When it comes to electronic music, Jean Michel Jarre must be considered an authentic milestone. Beyond the artistic value, his greatest merit was to "commercialize" electronic music. Until his arrival, synthesizers marked the great experience of German cosmic music, thus remaining in the realm of cultured avant-garde. Jarre liberated synths from this golden prison, gifting the masses with the astonishing sounds (for the time) of the most advanced sequencers. To succeed in his endeavor, he abandoned the suite format (necessary for the Germans) for a more conventional song format, accentuated catchiness, and introduced the danceable element with this album. Jarre had no metaphysical pretensions like the cosmic couriers; he only wanted to provide, as he himself admits in the CD booklet, a demonstration of the great possibilities of the latest developments in the electronic field (we are in 1978).

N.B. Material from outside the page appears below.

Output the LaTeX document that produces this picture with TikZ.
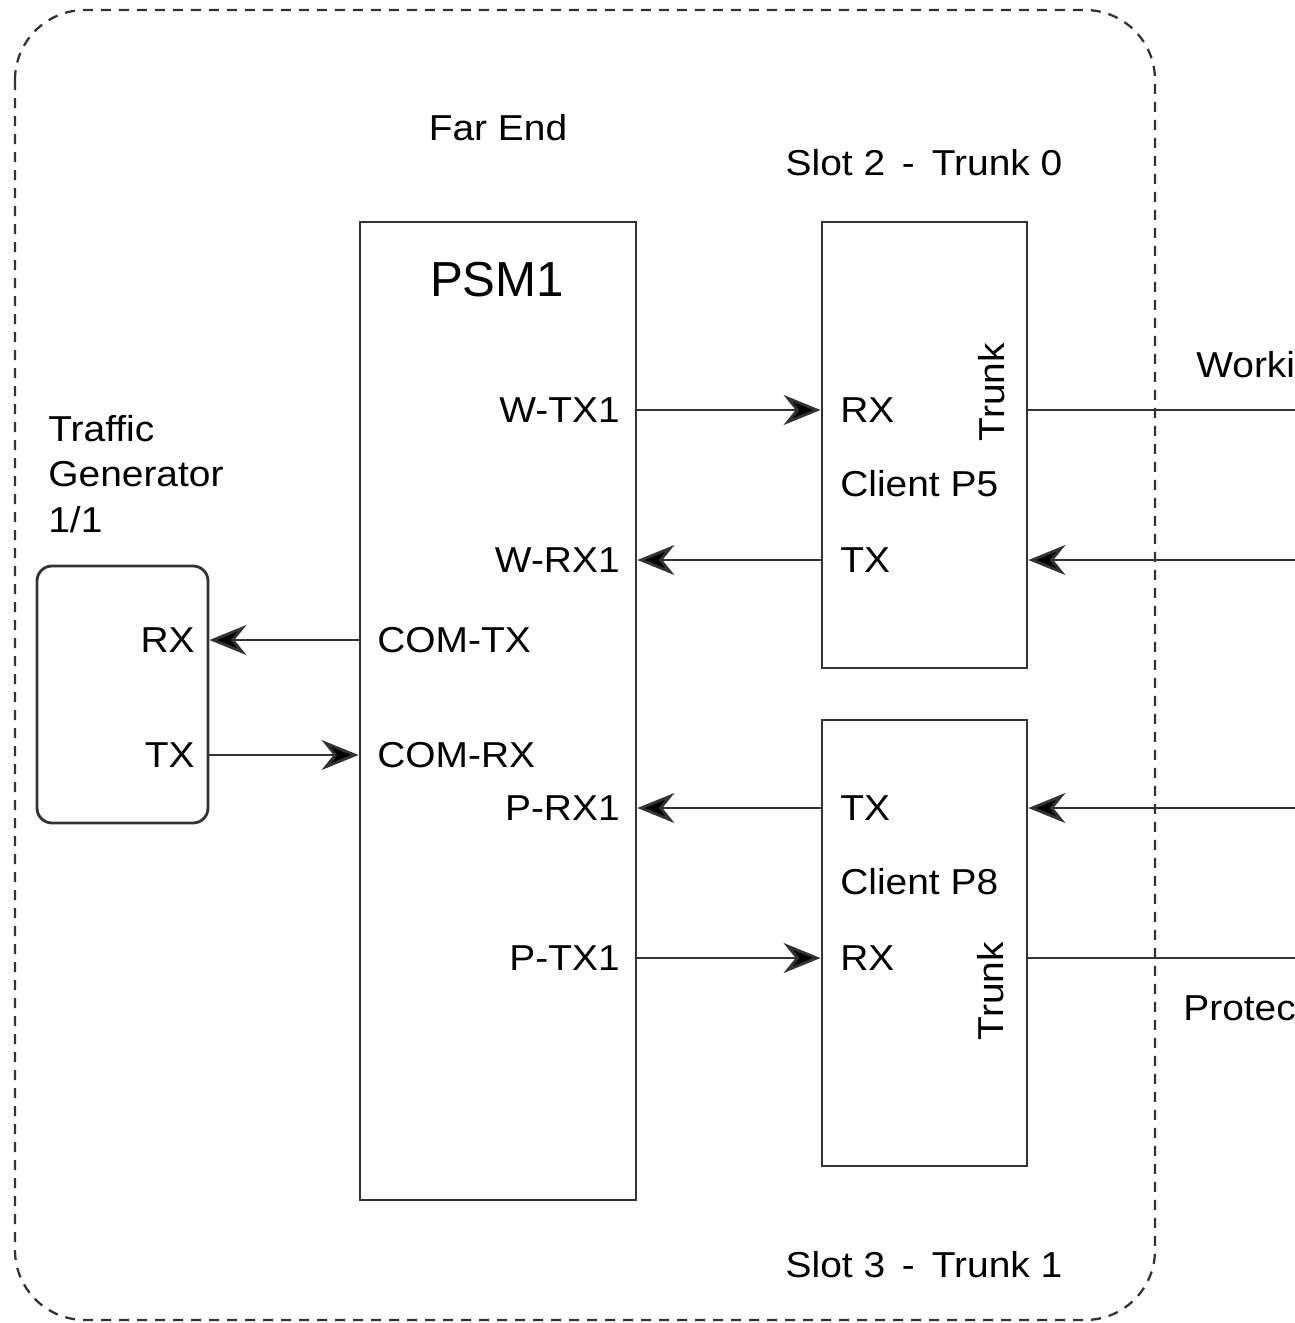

The previous "Oxygene", a mythical album that everyone, even subconsciously, has in their memory due to it being plundered by TV themes and services, paved the way for "Equinoxe" where Jarre definitively found the path to follow. Composed of eight purely instrumental parts, interconnected, it offers 38 minutes of French " grandeur ", but above all, it proves that regardless of the less "noble" purpose of the operation (still criticized today by the most extreme avant-gardists, and admittedly by a certain somewhat snobbish critique), Jarre was a virtuoso of synths. The sounds he manages to shape are truly remarkable for the period, typically analog and beautiful. Every time you listen to the album, you realize a different sound layer that was previously ignored, demonstrating the complexity of the project. In short, "commercial" electronic music but done as it should be. It starts with the almost new-age ambient watercolor of part 2, which continues with classical influences in the third, until you're swept away by the irresistible ride of the famous part 4, and the danceable rhythm of the equally famous fifth. The hammering notes of part 6, which seem to come out of a vintage video game, prelude the episode where the French spirit emerges the most: the exhilarating crescendo vortex of part 7, a triumphant and intoxicating melody worthy of being the star of his most famous show at Place De La Concorde, with half a million Parisians in delirium. The show, (because the best definition for his electronics is "spectacular") ends under the rain of a sad 50s orchestral band, rigorously synthetic.
Epic album, it paved the way for a "consumer" genre that benefitted many artists, most of whom lacked the talent of the Frenchman, who later experimented with solutions not always up to his fame.